Why Start With Hiragana?
Japanese has three writing systems: hiragana, katakana, and kanji. Every beginner should learn hiragana first. It is the phonetic backbone of the language — every sound in Japanese can be written in hiragana, and it appears in virtually every sentence. More practically: learning hiragana lets you stop using romaji (the Roman alphabet spelling of Japanese sounds) immediately, which dramatically accelerates your progress.
The good news? Hiragana has only 46 base characters, each representing a syllable. With a focused approach, most people can learn to read all of them in five to seven days.
Understanding the Hiragana Chart
Hiragana characters are organized into rows based on their vowel sounds and columns based on their consonant sounds. The five vowels are the foundation:
- あ (a) — like "ah"
- い (i) — like "ee"
- う (u) — like "oo" (lips not rounded)
- え (e) — like "eh"
- お (o) — like "oh"
Each consonant row follows the same vowel pattern: ka-ki-ku-ke-ko, sa-shi-su-se-so, and so on.
A 7-Day Learning Plan
- Day 1: Learn the five vowels (あいうえお) and the K-row (かきくけこ). Practice writing each one ten times.
- Day 2: Add the S-row (さしすせそ) and T-row (たちつてと). Review Day 1 characters with flashcards.
- Day 3: Add the N-row (なにぬねの) and H-row (はひふへほ). Start reading simple words using characters you know.
- Day 4: Add the M-row (まみむめも) and Y-column (やゆよ). Begin recognizing characters in real Japanese text.
- Day 5: Add the R-row (らりるれろ) and W-column (わをん). The R-sound is unique — practice its liquid quality.
- Day 6: Learn the dakuten (voiced) and handakuten (semi-voiced) variations: ga, za, da, ba, pa rows.
- Day 7: Full review. Read children's books, hiragana-only news apps, or Japanese menus. Time yourself reading the full chart.

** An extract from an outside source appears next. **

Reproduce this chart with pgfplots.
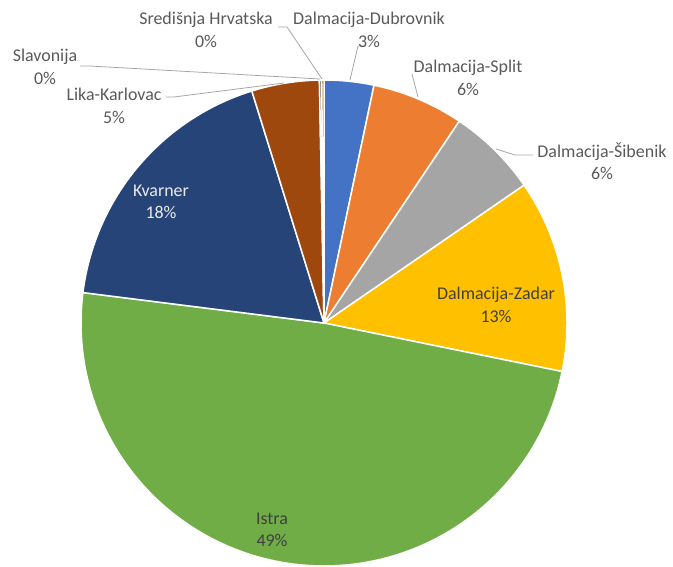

Effective Study Techniques
Mnemonics
Associating each character with a visual or story dramatically speeds up memorization. For example, ki (き) looks like a key. tsu (つ) looks like a wave — like a tsunami. Many learners use resources like the Remembering the Kana book by James Heisig for structured mnemonic systems.
Writing by Hand
Don't just type — write hiragana by hand. The act of writing engages muscle memory and spatial reasoning in ways that typing doesn't. Stroke order matters in Japanese; it affects the flow and look of characters, especially when handwritten.
Spaced Repetition (Anki)
Anki is a free flashcard app that uses spaced repetition algorithms — showing you cards just before you're about to forget them. Download a hiragana deck and use it daily for 10–15 minutes. It's one of the most efficient memorization tools available.
Immersion From Day One
Change your phone's language to Japanese. Follow Japanese social media accounts. Watch Japanese YouTube with hiragana subtitles. The more your brain encounters the characters in real context, the faster they cement.
Common Mistakes to Avoid
- Relying on romaji: Romaji is a crutch. Stop using it as soon as possible — it trains your brain to think in Roman letters rather than Japanese sounds.
- Trying to learn too many at once: Stick to the day-by-day plan. Overloading leads to confusion between similar-looking characters like ぬ (nu) and め (me).
- Skipping writing practice: Recognition and production are different skills. Practice both.
What Comes After Hiragana?
Once you've mastered hiragana, move directly to katakana — the second phonetic script, used primarily for foreign loanwords and onomatopoeia. Katakana mirrors hiragana's sounds exactly, so learning it is much faster the second time around. After that, begin your first kanji — starting with the JLPT N5 list of approximately 100 characters.
Learning hiragana is a milestone. The moment you can look at a Japanese word and read it — even if you don't know what it means yet — something fundamental shifts. The language goes from an impenetrable mystery to a puzzle you're actively solving. Ganbatte!